A “standard of identity” is an agreed upon legal definition for what a food actually is. Standards of identity were introduced as a means of consumer protection. Although “common name” is the most applicable facet of Standards of Identity, there are actually three components to consider:

  1. Common Name (Identity): The standardization and definition of common food names ensures that consumers know what a food product actually is. Typically, the common name is required to be written on the label of a food container.

    Example: A food marketed as “canned tuna” must legally be tuna and not some other fish

  2. Standard of Quality: The food meets certain quality standards described in the regulations for that standardized food. (This doesn’t apply to most foods).

    Example: A food marketed as canned tuna cannot contain ingredients or additives that the consumer would not typically associate with canned tuna

  3. Standard of Fill of Container: The packaging contains a minimum fill defined for that standardized food. This doesn’t apply to most foods)

Example: If canned tuna is advertised as 8oz of canned tuna in broth, then you are getting 8oz of tuna and not 7oz of broth and 1oz tuna.

Does My Food Product Have a Standard of Identity?

The best way to find out what the regulatory requirements are for your particular food product is to understand exactly which one of the following groups it falls into:

1. Foods for which there categorically is no definition or standard of identity

According to the FD&C act, no standard of identity or definition may be established for:

  • Fruits (fresh and dried)

  • Vegetables (fresh and dried)

  • Avocados,

  • Cantaloupes

  • Citrus fruits

  • Melons

This means there’s no specific definition for what is an apple and it means there’s no regulation that the word “apple” must appear on an apple that is being sold. If you produce a product that falls into this category, then you don’t need to be particularly concerned about misbranding your product due to standards of identity/definitions.

2. Non-standardized foods subject to specific requirements

These foods don’t have standards of identity per se, but they are subject to some requirements. You can quickly review this small list of foods in 21 CFR Part 102.

If the food you produce falls into this category, then it’s important to understand these requirements, but otherwise your product is not a standardized food.

3. Standardized Foods (Foods which have a standard of identity)

These are foods that the FDA has decided to define because there is a public expectation of what that food is . Anyone who makes a” standardized” food must make sure it satisfies the standards outlined for that food. These requirements range from mandated ingredients to packaging standards, to banned ingredients.

The categories for all standardized foods are listed in the sidebar to the right.You can also access these categories in CFR Parts 131-170

4. Non-standardized foods

These are foods that simply are not addressed in any of the sections referenced above. Since they are non-standard then they don’t have specific requirements for calling your food that name. Non-standardized foods must be labeled using the common or usual name for that food.

Many innovative products fall into this category.
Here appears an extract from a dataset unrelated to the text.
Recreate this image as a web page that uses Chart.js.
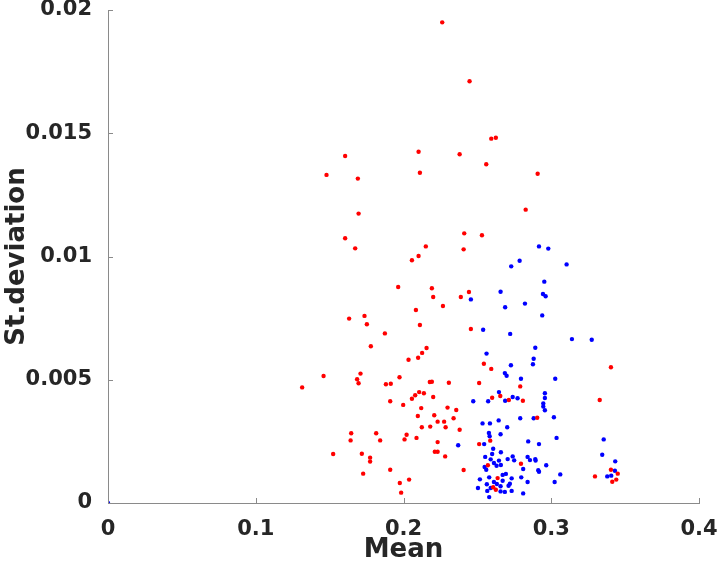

However, if you wish to market your product as something for which there is a standard of identity, then you must adhere to those standards or market your product differently.

For example, if you make a fermented chia-seed snack food that you wish to market as Chia Yogurt, then you must comply with the standards of identity definition for “yogurt” —since that’s how you are marketing the product. If your product is categorically unfit to meet the definitions of yogurt, then you may consider marketing it using descriptive terms (i.e. “fermented, plant-based snack food).

Identity Labeling Requirements

Packaged foods must be labeled with the product’s identity (common name). The requirements are as follows:

  • The statement of identity must be presented in bold type on the Principal Display Panel

  • If the food is marketed in multiple forms (i.e. whole, sliced, diced) then the form of the product is deemed to be part of the statement of identity


  • The text must be bolded and in a size “reasonably related to the most prominent printed matter on the panel”

  • The wording must be parallel to the base of the packaging so it reads normally when displayed (not sideways or upside down).

Less Common Requirements:

  • Dietary supplements must be identified in the identity statement in one of three ways:

    • Using the term “dietary supplement”

    • Using the convention “[nutrient name] supplement” (i.e. “Iron supplement)

    • Using a descriptive term indicating the ingredients in the product (i.e. herbal supplement with vitamins)

  • Substitution or imitation foods must be identified as such in the identity statement (i.e. imitation crab) A substitute food resembles another food and is meant to substitute it. An imitation food is the same except that it is nutritionally inferior to the food it imitates.

Source: 21CFR 101.3


What if My Product Doesn’t Have A common Name Because It’s an Innovative PRoduct?

In that case, you may use a descriptive term in the identity statement

What if My Product falls under a Standard of Identity but fails to meet the regulated standard?

A food producer may apply for a Temporary Marketing Permit (TMP) which allows them to sell their product for 15 months even though it may not confirm to some art of the applicable “standard of identity”.

For example, according to the FDA, Canned Pacific Salmon can only contain pacific salmon, water, and salmon oil.

In 1988, Bumblebee applied for a TMP which would allow them to add a tasteless, odorless preservative called sodium tripolyphosphate to the product. Normally, Bumblebee would not be allowed to sell the product as Canned Pacific Salmon, since the product would not fit the standard of identity.

However, the TMP gave them the permission to temporarily circumvent the standard of identity and sell their product (it’s worth nothing that sodium tripolyphosphate was an allowable food additive at that point.)